El tiempo pasó volando hasta las 8:38 de la noche, hora exacta en la que se escucharon los primeros acordes. Más que la música de quienes fueran símbolos de rebeldía en los 70’s y que al igual que Cuba, han sobrevivido a la globalización y la vertiginosidad del mundo moderno; el verdadero espectáculo estaba en la gente. Las miradas de quienes todavía se dejan sorprender, de los que bailan sensuales cualquier ritmo porque no conocen otra manera, de aquellos que a pesar del calor, se abrazan con pasión y alegría.
En Cuba los extranjeros resaltan porque son los que toman fotos en los conciertos, esa manía de querer empaquetar recuerdos era la que nos hacía evidentes. Aquí no había vendedores de pizza y cerveza gritándote al oído. Tampoco ambulantes ofreciendo los calcetines, pines, playeras, tazas y almohadas conmemorativas.

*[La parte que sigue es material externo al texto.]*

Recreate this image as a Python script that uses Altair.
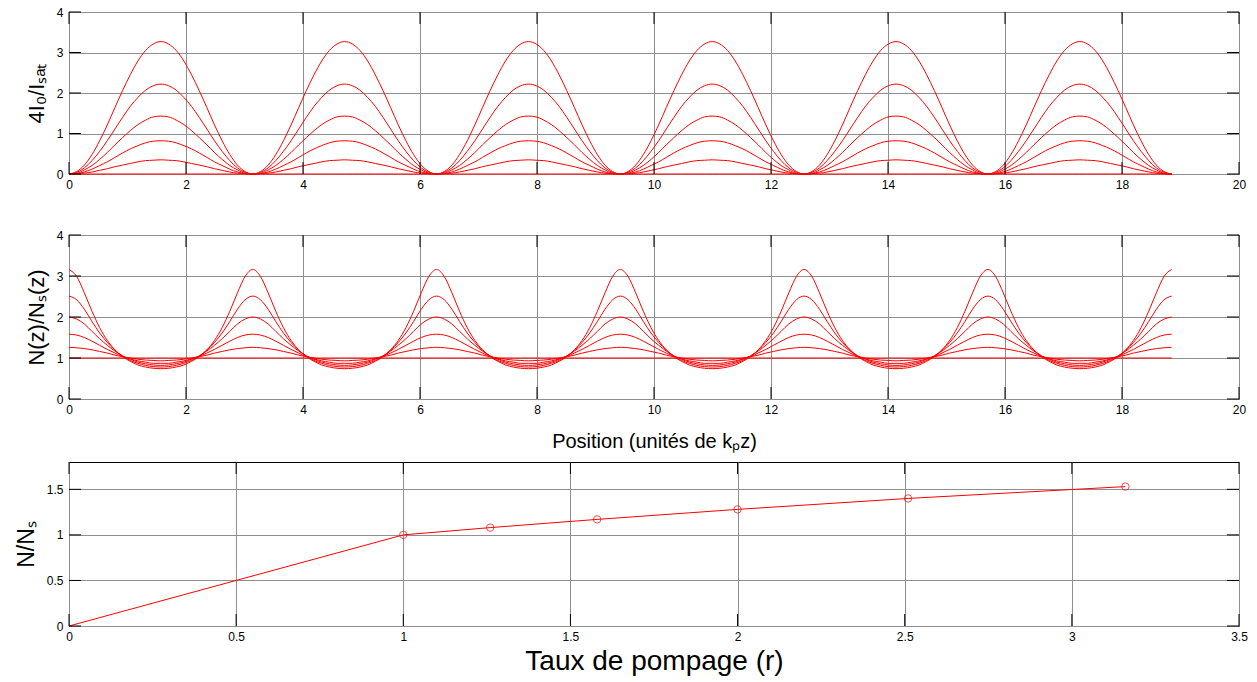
import altair as alt
import pandas as pd

# ---------------- data ----------------
PERIOD = 3.1416          # distance between two nodes of the standing wave
N_PERIODS = 6
# sample positions over one half period (0 .. pi/2)
half_x = [0, 0.131, 0.262, 0.393, 0.524, 0.654, 0.785, 0.916, 1.047, 1.178, 1.309, 1.440, 1.571]

r_labels = ["1.00", "1.26", "1.58", "2.00", "2.51", "3.16"]

# top panel: 4 I0 / Isat over a half period, one list per pumping rate
int_r100 = [0, 0, 0, 0, 0, 0, 0, 0, 0, 0, 0, 0, 0]
int_r126 = [0, 0.01, 0.02, 0.05, 0.09, 0.13, 0.18, 0.22, 0.26, 0.30, 0.33, 0.34, 0.35]
int_r158 = [0, 0.01, 0.05, 0.12, 0.21, 0.30, 0.41, 0.52, 0.62, 0.70, 0.77, 0.81, 0.82]
int_r200 = [0, 0.02, 0.10, 0.21, 0.36, 0.53, 0.72, 0.90, 1.07, 1.22, 1.33, 1.41, 1.43]
int_r251 = [0, 0.04, 0.15, 0.33, 0.56, 0.82, 1.11, 1.40, 1.67, 1.89, 2.07, 2.18, 2.22]
int_r316 = [0, 0.06, 0.22, 0.48, 0.82, 1.21, 1.64, 2.06, 2.45, 2.79, 3.05, 3.21, 3.27]

# middle panel: N(z)/Ns(z) over a half period
dens_r100 = [1, 1, 1, 1, 1, 1, 1, 1, 1, 1, 1, 1, 1]
dens_r126 = [1.26, 1.25, 1.23, 1.20, 1.16, 1.12, 1.07, 1.03, 1.00, 0.97, 0.95, 0.94, 0.93]
dens_r158 = [1.58, 1.56, 1.50, 1.41, 1.31, 1.21, 1.12, 1.04, 0.98, 0.93, 0.90, 0.87, 0.87]
dens_r200 = [2.00, 1.95, 1.83, 1.65, 1.47, 1.31, 1.17, 1.05, 0.97, 0.90, 0.86, 0.83, 0.82]
dens_r251 = [2.51, 2.42, 2.19, 1.89, 1.61, 1.38, 1.19, 1.05, 0.94, 0.87, 0.82, 0.79, 0.78]
dens_r316 = [3.16, 2.99, 2.59, 2.14, 1.74, 1.43, 1.20, 1.03, 0.92, 0.83, 0.78, 0.75, 0.74]

# bottom panel: mean inversion vs pumping rate
pump_r = [0, 1.0, 1.26, 1.58, 2.0, 2.51, 3.16]
pump_n = [0, 1.00, 1.08, 1.17, 1.28, 1.40, 1.53]

# tick labels
pos_ticks = [0, 2, 4, 6, 8, 10, 12, 14, 16, 18, 20]
level_ticks = [0, 1, 2, 3, 4]
pump_ticks = [0, 0.5, 1, 1.5, 2, 2.5, 3, 3.5]
ratio_ticks = [0, 0.5, 1, 1.5]

int_lists = [int_r100, int_r126, int_r158, int_r200, int_r251, int_r316]
dens_lists = [dens_r100, dens_r126, dens_r158, dens_r200, dens_r251, dens_r316]


def tile(half_vals, label):
    """Mirror a half-period list and repeat it along the 6 periods."""
    xs_p = half_x + [PERIOD - v for v in reversed(half_x[:-1])]
    ys_p = half_vals + list(reversed(half_vals[:-1]))
    rows = []
    for k in range(N_PERIODS):
        for i in range(len(xs_p) - 1):
            rows.append({"x": k * PERIOD + xs_p[i], "y": ys_p[i], "r": label})
    rows.append({"x": N_PERIODS * PERIOD, "y": ys_p[-1], "r": label})
    return rows


top_rows, mid_rows = [], []
for lab, il, dl in zip(r_labels, int_lists, dens_lists):
    top_rows += tile(il, lab)
    mid_rows += tile(dl, lab)
top_df = pd.DataFrame(top_rows)
mid_df = pd.DataFrame(mid_rows)
pump_df = pd.DataFrame({"x": pump_r, "y": pump_n})

# ---------------- styling ----------------
FONT = "Liberation Sans"
RED = "#ff0000"
GRID = "#8f8f8f"
W = 1170
TICK = 12


def xaxis(values, title, title_size, title_opacity=1, title_pad=14):
    return alt.Axis(values=values, title=title, grid=True, gridColor=GRID, gridWidth=1,
                    ticks=False, domain=False, labelFont=FONT, labelFontSize=12,
                    labelColor="black", labelPadding=5, labelFlush=False,
                    titleFont=FONT, titleFontSize=title_size, titleFontWeight="normal",
                    titleColor="black", titleOpacity=title_opacity, titlePadding=title_pad,
                    format="~g")


def yaxis(values, title, title_size=22):
    return alt.Axis(values=values, title=title, grid=True, gridColor=GRID, gridWidth=1,
                    ticks=False, domain=False, labelFont=FONT, labelFontSize=12,
                    labelColor="black", labelPadding=6, labelFlush=False,
                    titleFont=FONT, titleFontSize=title_size, titleFontWeight="normal",
                    titleColor="black", titlePadding=8, format="~g")


def panel(df, xscale, yscale, xax, yax, xticks, yticks, H, lines_kw, with_points=False):
    X = alt.X("x:Q", scale=xscale, axis=xax)
    Y = alt.Y("y:Q", scale=yscale, axis=yax)
    base = alt.Chart(df).mark_line(color=RED, strokeWidth=1, **lines_kw)
    if "r" in df.columns:
        layers = [base.encode(x=X, y=Y, detail="r:N")]
    else:
        layers = [base.encode(x=X, y=Y)]
    if with_points:
        layers.append(alt.Chart(df).transform_filter("datum.x >= 1").mark_point(
            shape="circle", filled=False, color=RED, size=55, strokeWidth=1
        ).encode(x=X, y=Y))
    xt = pd.DataFrame({"x": xticks})
    yt = pd.DataFrame({"y": yticks})
    bx = alt.Chart(xt).mark_rule(color="black", strokeWidth=1)
    by = alt.Chart(yt).mark_rule(color="black", strokeWidth=1)
    layers += [
        bx.encode(x=X, y=alt.value(H), y2=alt.value(H - TICK)),
        bx.encode(x=X, y=alt.value(0), y2=alt.value(TICK)),
        by.encode(y=Y, x=alt.value(0), x2=alt.value(TICK)),
        by.encode(y=Y, x=alt.value(W), x2=alt.value(W - TICK)),
    ]
    return alt.layer(*layers).properties(width=W, height=H)


pos_title = "Position (unités de kₚz)"

top = panel(top_df, alt.Scale(domain=[0, 20], nice=False), alt.Scale(domain=[0, 4], nice=False),
            xaxis(pos_ticks, pos_title, 20, 0, 8), yaxis(level_ticks, "4I₀/Iₛₐₜ"),
            pos_ticks, level_ticks, 162, {"interpolate": "monotone"})

mid = panel(mid_df, alt.Scale(domain=[0, 20], nice=False), alt.Scale(domain=[0, 4], nice=False),
            xaxis(pos_ticks, pos_title, 20, 1, 16), yaxis(level_ticks, "N(z)/Nₛ(z)"),
            pos_ticks, level_ticks, 164, {"interpolate": "monotone"})

bot = panel(pump_df, alt.Scale(domain=[0, 3.5], nice=False), alt.Scale(domain=[0, 1.8], nice=False),
            xaxis(pump_ticks, "Taux de pompage (r)", 28, 1, 5), yaxis(ratio_ticks, "N/Nₛ", 23),
            pump_ticks, ratio_ticks, 164, {}, with_points=True)

chart = alt.vconcat(top, mid, bot, spacing=9).properties(
    padding={"left": 14, "top": 5, "right": 5, "bottom": 0},
    background="white",
).configure_view(stroke="black", strokeWidth=1)

chart.save("out.html", embed_options={"renderer": "svg", "actions": False})
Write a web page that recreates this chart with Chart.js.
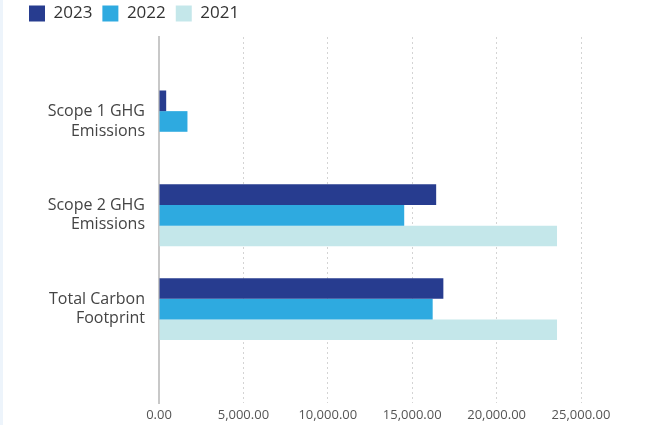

No se a carne propia como fueron los 80, pero esto fue lo más cerca que estuve de un viaje en el tiempo. Acá tomar una foto borrosa no era una prioridad, la gente bailaba, disfrutaba, brincaba, gritaba y se dejaba embargar por la euforia como no lo había visto antes.
En Cuba no hubo fuegos artificiales y al terminar el concierto no había otra manera de regresar, más que una caminata de dos horas por calles llenas, vivas y seguras. Aquí se puede andar con falda y sola sin temor a que alguien te baje los calzones o te viole. Claro que van a gritarte, pero la diferencia radica en que sus palabras no llevan a la muerte.
Al otro día fui a recorrer la Habana Vieja, zona de turistas por excelencia. El taxista que me llevó me preguntó si había ido al concierto, quería saber como había estado. Él no pudo ir porque estaba trabajando, igual que toda su familia.
Después de unas horas caminando sin rumbo, llegue al cruce de Amargura y Habana que son calles que se cruzan en Cuba con atardeceres de utopía.